This article discusses the state-of-the-art of controlling self-driving cars, including the control loops and their limitations as they exist today. Part 2 will suggest improvements to their sensors and operating algorithms, using the experience and knowledge that we’ve accumulated in the process industries.
The evolution of industrial process control had three distinct periods:
- Phase 1—Manual: In the first decades of the industrial age, the operator (assisted by some sensors) manually controlled the process. During this period, most of the many avoidable accidents were caused by operators.
- Phase 2—Semi-Automatic: Starting around World War II, automatic PID control loops were introduced, but the operators were still in charge—they were still free to change setpoints or switch the loop to manual control. Therefore, control quality and safety was improved, but operator errors still could cause accidents.
- Phase 3—Full-Automatic: During the past couple of decades, multivariable envelope controls, self-diagnosing smart sensors, voting systems and the use of Override Safety Control (OSC) eliminated those accidents that in the past were caused by operator errors.
In the transportation industry, the use of automation evolved more slowly. As of today, trains still run mostly under manual control (Phase 1), airplanes are usually controlled in the semi-automatic mode (Phase 2) as autopilots are available but can be overruled by the pilot, and it’s only in space travel and the military applications where fully-automatic control is used (Phase 3).
The use of automatic process control in automobiles and trucks started later than in other industries, and picked up speed only in the past decade. The goals of this technology are both life saving and cost reduction. It is also expected that this would bring mobility to millions who today can’t afford to own cars. This development also had three phases:
Phase 1—Manual: Until the 21st century, most cars were controlled completely by the driver, who was assisted by only a few sensors (mirrors, speedometer, GPS). In 2015, about 250 million cars were on U.S. roads (1 billion worldwide), and in the U.S. alone, 35,200 people died in car accidents—about one per 70 million miles of driving.
Phase 2 — Semi-Automatic (autopilot): These control systems were developed during the past decade, and as yet, are on only about 70,000 (Tesla) cars on the road. Their control loops have only a few sensors (radar, camera, GPS, self-diagnostics), and they basically have only two controlled variables: speed and direction.
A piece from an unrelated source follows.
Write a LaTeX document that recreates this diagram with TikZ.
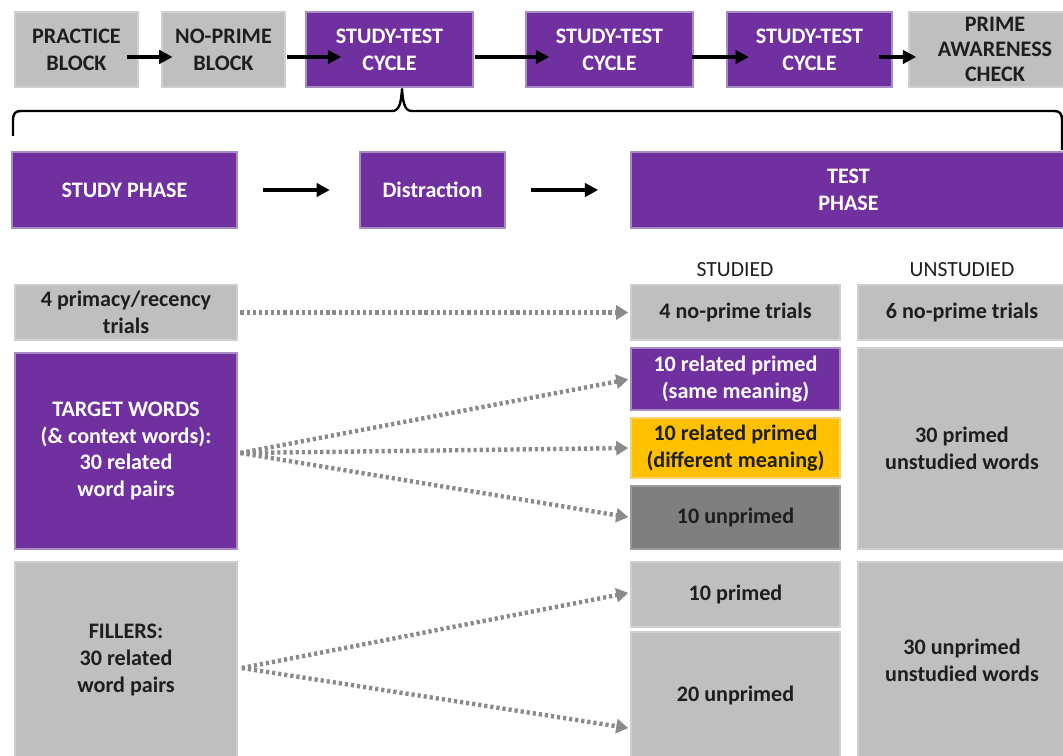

They can park and maintain lane position, legal speed and distance to other cars, but operate in a “hands on the wheel” mode, so the driver can take over control at any time. To date, one fatal accident occurred after about 140 million miles of driving in these vehicles.
Phase 3—Automatic (driver-less autonomous): These control systems are mostly under development (Figure 1) although those designed by Google have already logged 1.5 million miles in California; the Chevrolet Bolt is “running around” in San Francisco; and Ford, Apple and others are planning to do the same soon. Testing of these cars is largely by the manufacturers, which should change. I would prefer if they were government-tested in standardized testing centers, which included simulated streets, cars, traffic lights, road signs, tunnels and robotic moving and stationary objects, including people and animals.
It seems that the first markets for autonomous robotic cars are expected to be in ride-hailing, ride-sharing (Uber, Lyft) and delivery, business-type applications, which are using commercial fleets. Besides increased safety, their cost of operation would be reduced both by full-time usage and by eliminating the salary of the drivers. To serve these markets, Fiat Chrysler works with Google; General Motors is in partnership with Lyft; Volvo teamed with Uber, etc.
The Tesla accident
The fatal Tesla accident on May 7 in Williston, Fla., shows the roles played by the three loop components (sensors, control algorithms and final control elements), the contributions they made to the accident, and how these early design errors can be corrected. I should also mention that an unresolved debate is in progress concerning where the legal responsibilities of the car manufacturers end (hardware such as sensors and final control elements, such as the brake) and where the responsibilities of the “brain” of the car begin (the control software). I believe the outcome of the legal process concerning this accident will represent a big step in resolving this debate.
The crash in Florida occurred on a divided highway when a white tractor-trailer in the westbound lane made a left turn, crossing in front of the oncoming traffic in the eastbound lane, in which the Tesla was traveling. It is unresolved if neither the driver nor the autopilot attempted to brake or if the brake actuators themselves were defective. So all we know is that the Tesla did not brake, and it would not have with or without the autopilot.
The failure to “see” a white tractor trailer (Figure 2) was probably because neither the camera of the autopilot nor the driver could see it against the brightly lit sky. It’s probable that the radar would have seen it, if it was properly focused, but because the object appeared like a stationary object above the road, the control algorithm could have assumed that it was not a vehicle, but an overpass or a road sign. As a result, the Tesla passed through, under the center of the trailer, was hit at windshield height, and came to rest at the side of the road, after hitting a fence and a power pole (Figure 3).
As we went to press, Tesla announced that it’s switching to metal-sensitive radar as the primary scanner, and only supplementing it by camera, plus forcing the drivers to keep their hands on the steering wheel. These software changes are being transmitted wirelessly to the correct the Tesla fleet because no hardware changes are involved.